On Monday, officials from the Amalgamated Transit Union (ATU) Local 689 met for the third time in a week with representatives from the Washington Metropolitan Area Transit Authority (WMATA), the second largest public transit system in the United States, in an effort to block any initiative by Metro workers who voted last week overwhelmingly in favor of a strike.
After emerging from closed-door meetings, which the union called “productive,” it announced: “Due to a scheduling conflict on WMATA's part, the next negotiation meeting will be Monday, July 30. [WMATA] and ATU Local 689 will continue to confer via email and teleconference throughout the week. The union looks forward to a formal agreement in the very near future.”
Last Wednesday, the ATU announced a “cooling off period,” promising Metro management there would be no decision to strike until their meeting Monday. At the same time, the union appealed to elected officials to force WMATA to “bargain in good faith.”
In a move reeking of both cowardice and duplicity, the transit union is ignoring the 94 percent vote in favor of a strike delivered by workers last week while it continues to conspire with Metro officials in ways to sell out the struggle of its nearly 9,000 members in the Washington, D.C. metropolitan region, instead channeling their class anger behind the Democratic Party.
Starved of public funds and forced to rely on joint subsidies from the various jurisdictions it serves in the Washington, D.C.-Maryland-Virginia area, Metro has faced a financial crisis for decades, suffering from multiple breakdowns, derailments and infrastructural malfunctions which have caused the transit system to lose thousands of weekly riders in the recent period.
Rather than deliver funds to replenish the region’s public transit, the political representatives of big business have attacked the pay and benefits of workers, agreeing to a Metro employee pay cap in return for dedicated maintenance funding.
Metro workers have been without a contract since 2016, when negotiations broke down over questions of pay cuts, job security and privatization of services. In the intervening two years, WMATA has proceeded to eliminate workers and replace unionized positions with private contractors—in essence, enacting the wish-list it sought in 2016.
The ATU has publicly argued that WMATA’s flagrant violation of these and other contract stipulations means the union does not have to observe the contract’s “no strike” clause, posting on social media Monday: “[The] Compact does not prohibit strikes. It does require final and binding arbitration of ALL labor disputes to avoid strikes. WMATA is unwilling to bargain in good faith. We will strike only if WMATA continues to refuse to bargain and arbitrate, as required by law.”
For their parts, the WMATA and local Democratic officials have taken the full measure of their “opponents” in the ATU, threatening union members with consequences for an “illegal” work stoppage.

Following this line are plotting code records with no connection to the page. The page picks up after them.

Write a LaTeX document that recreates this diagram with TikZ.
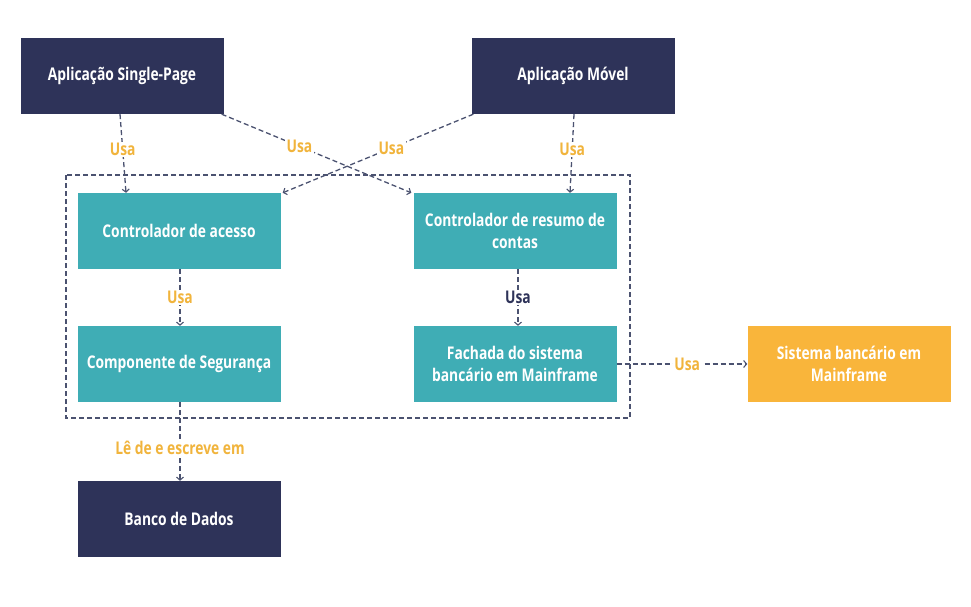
\documentclass[tikz,border=0pt]{standalone}
\usepackage{fontspec}
\setmainfont{Open Sans}[FakeStretch=0.79,BoldFont={* Bold},BoldFeatures={FakeStretch=0.79}]
\usetikzlibrary{arrows.meta}
\definecolor{navy}{HTML}{2E3359}
\definecolor{teal}{HTML}{3FADB5}
\definecolor{orng}{HTML}{F9B53B}
\definecolor{lbl}{HTML}{F1B43C}
\definecolor{lne}{HTML}{4B5270}
\begin{document}
\begin{tikzpicture}[x=1pt,y=-1pt,
  box/.style={minimum width=203pt,minimum height=76pt,align=center,text=white,font=\bfseries\fontsize{17.5}{21.5}\selectfont,inner sep=0pt},
  dark/.style={box,fill=navy},
  tl/.style={box,fill=teal},
  ext/.style={box,fill=orng},
  conn/.style={draw=lne,line width=1.3pt,dash pattern=on 5pt off 3pt,-{Straight Barb[length=3pt,width=7pt,line width=1.1pt]}},
  lab/.style={fill=white,text=lbl,font=\bfseries\fontsize{17.5}{20}\selectfont,inner sep=1.5pt}
]
\useasboundingbox (0,0) rectangle (971,607);
\draw[lne,line width=1.3pt,dash pattern=on 5pt off 3pt] (66,175) rectangle (630,418);
\node[dark] (sp) at (122,76) {Aplicação Single-Page};
\node[dark] (mo) at (573,76) {Aplicação Móvel};
\node[tl] (ca) at (179,231) {Controlador de acesso};
\node[tl] (cr) at (515,231) {Controlador de resumo de\\contas};
\node[tl] (cs) at (179,364) {Componente de Segurança};
\node[tl] (fa) at (515,364) {Fachada do sistema\\bancário em Mainframe};
\node[ext] (sb) at (849,364) {Sistema bancário em\\Mainframe};
\node[dark] (db) at (179,519) {Banco de Dados};

\draw[conn] ([xshift=-2pt]sp.south) -- node[lab,pos=0.45] {Usa} ([xshift=-53pt]ca.north);
\draw[conn] ([xshift=-2pt]sp.south east) -- node[lab,pos=0.41] {Usa} ([xshift=-2pt]cr.north west);
\draw[conn] ([xshift=2pt]mo.south west) -- node[lab,pos=0.43] {Usa} ([xshift=2pt]ca.north east);
\draw[conn] ([xshift=1pt]mo.south) -- node[lab,pos=0.45] {Usa} ([xshift=55pt]cr.north);
\draw[conn] ([xshift=1pt]ca.south) -- node[lab] {Usa} ([xshift=1pt]cs.north);
\draw[conn] ([xshift=3pt]cr.south) -- node[lab,text=navy] {Usa} ([xshift=3pt]fa.north);
\draw[conn] (fa.east) -- node[lab,pos=0.54] {Usa} (sb.west);
\draw[conn] ([xshift=1pt]cs.south) -- node[lab,pos=0.58] {Lê de e escreve em} ([xshift=1pt]db.north);
\end{tikzpicture}
\end{document}
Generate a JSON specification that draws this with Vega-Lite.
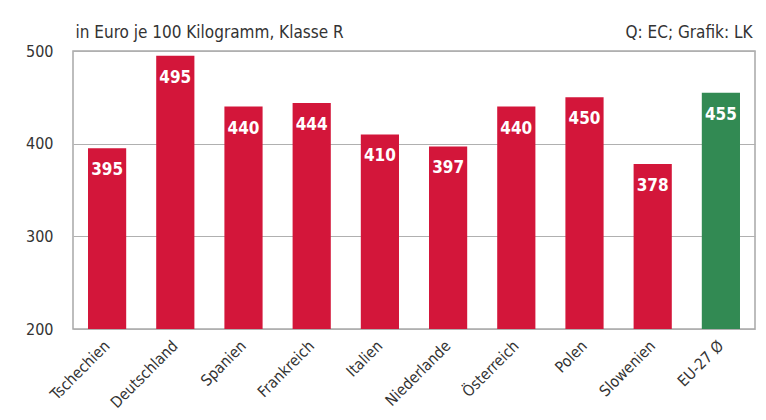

In a sign of how unfazed Metro officials are by the ATU’s empty threats, the ATU announced Monday that WMATA General Manager Paul Wiedefeld had refused to attend meetings with union representatives, instead sending lower level spokespeople to the closed-door discussions.
At the same time, spokespeople for the political establishment have issued sharp warnings to the ATU that there will be consequences for a strike. Sean Kennedy, a visiting fellow at the libertarian-leaning Maryland Public Policy Institute, wrote in the Washington Post Friday calling for federal legislation to “abolish metro’s unions.” A day earlier, an editorial in the Post warned the ATU that it was “playing with fire” for threatening to violate its expired contract.
Rather than seeking to lead a fight against declining working conditions and attacks on pay, the ATU is seeking to head off any struggle of the working class under conditions in which a work stoppage could trigger a strike wave of public and private workers in the region and around the country. At the same time as Metro workers seek strike action to defend their jobs and pay, United Parcel Service (UPS) workers are denouncing a sellout deal reached by the Teamsters union and the delivery company. In June, the union’s 250,000 members ratified a call to strike by 93 percent.
Metro workers have continued to denounce the ATU’s backpedaling. Numerous workers have taken to social media, warning that WMATA is “putting together a contingency plan in place ahead of a strike.” Demonstrating the frustration in the face of the union’s conscious efforts to string transit workers along, one respondent to the union’s announcement stated “The ATU is GUTLESS. You don't have the Balls to Strike!”
It is imperative that Metro employees, if they are to avert an impending betrayal, form independent rank and file committees, consisting of transit workers and other related industries in the region, to take their struggle out of the hands of the ATU, which is seeking to demoralize workers in order to enforce management’s demands.
Such a struggle can only be fought by a turn to the working class in the region, including UPS and postal service employees, who are also facing attacks on their living standards. In doing so, workers must demand substantial pay increases, job protection and a halt to privatization of services. Such committees must be independent of the Democratic Party representatives of big business who, like their Republican counterparts, are at the forefront of attacks on the working class.